PALERMO E CATANIA, IL PARADIGMA DI FAVA

Nel 1980 il giornalista siracusano teorizzò ne "I Siciliani" i contrapposti vizi delle due città, entrambe legate da un diverso destino di malcostume ed illegalità 

Un gruppo di suonatori di chitarra
ed un cantante a Catania:
una teatrale rappresentazione del carattere
popolare ed istrionico della città,
in contrapposizione a quello
riservato e malinconico di Palermo.
La fotografia è tratta
dal saggio di Giuseppe Fava "I Siciliani",
edito da Cappelli Editore nel 1980

"Catania è febbrile sfottente e allegra, e Palermo invece appagata, ironica e malinconica.
Catania è furiosamente laboriosa in tutte le sue attività esistenziali, quindi anche nel ladrocinio, nel furto, nella truffa, nel crimine, cioè produce denaro, e invece Palermo questo denaro tende a conglobarlo dagli altri anche nel delitto.
Catania è colei che corrompe, Palermo è che colei che si fa corrompere.
Catania corre per andare a vedere le cose, Palermo sta quieta in attesa che le cose passino dinnanzi. Catania è nera, Palermo è bianca.
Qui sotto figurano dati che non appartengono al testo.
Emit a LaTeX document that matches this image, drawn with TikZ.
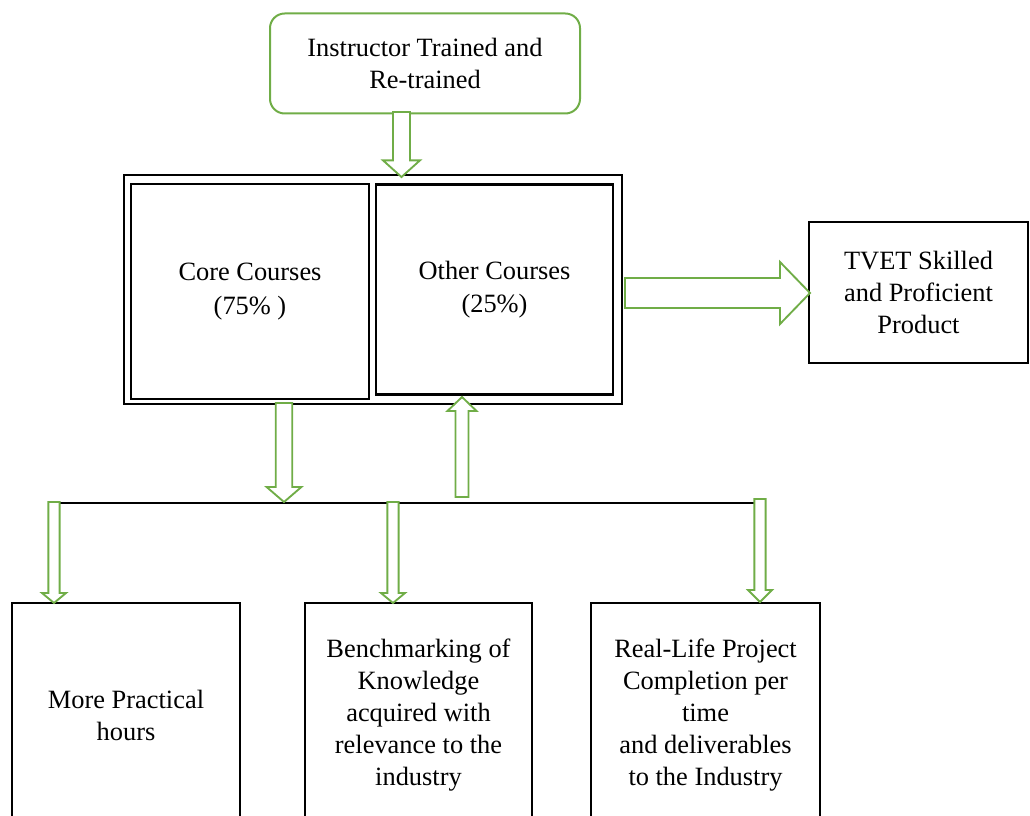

Catania è popolare, Palermo nobile.


Palermitani nello storico mercato della Vucciria.
La fotografia è di Enzo Sellerio
e venne pubblicata nel volume
"Libro di Palermo",
edito nel 1977 da S.F. Flaccovio

Infine, l'essenziale: Catania rifiuta il potere perché lo ritiene una sopraffazione e quindi ogni suo cittadino tende a trasformare, anzi ad accomodare la legge al suo interesse personale, mentre Palermo crede nel potere anzi nel suo diritto al potere.
Ecco perché i più grandi e geniali delinquenti catanesi sono stati soprattutto i falsari, ed a Palermo invece mafiosi. 
Il paradigma è evidente".
Il lucido teorema sulle differenza fra le due città siciliane in eterna contrapposizione di potere e di prestigio venne così descritto dal giornalista Giuseppe Fava nel saggio inchiesta "I Siciliani", edito da Cappelli Editore nel 1980.


Sopra e sotto,
immagini di Catania e Palermo
in due fotografie
di Josip Ciganovic.
Entrambi gli scatti furono pubblicati nel 1962
nell'opera "Sicilia", edita da Sansoni e
dall'Istituto Geografico De Agostini

Fava - siracusano di Palazzolo Acreide -  affrontò il dualismo fra Palermo e Catania sul piano a lui ben noto delle diverse anime politiche, affaristiche e criminali delle due città.
L'analisi - trent'anni dopo il suo omicidio ordinato dal clan Santapaola - mantiene ancora oggi un'amara attualità, a conferma della persistenza delle vecchissime tare che bloccano la crescita civile delle due più importanti realtà urbane e sociali dell'isola. 



"Resta da capire - scriverà ancora Giuseppe Fava ne "I Siciliani", senza fornire una risposta dietro cui si cela la voragine di una verità irraccontabile   - se è stata Palermo a fare lentamente una Sicilia a sua somiglianza, disposta cioè a lasciarsi governare con l'intrigo, il clientelismo, lo sperpero, l'arricchimento e la potenza dei pochi contrapposti alla sofferenza dei più, leggi a favore delle tribù e dei feudi, disprezzo per gli immensi problemi collettivi, oppure è stata la Sicilia con le sue infinite miserie anche mentali, il brulicare dei suoi individualismi, rancori, sordide avidità paesane, a costruirsi una capitale a sua immagine e necessità, capace perciò di tutte le corruzioni, violenze, congiure, complicità, assoluzioni".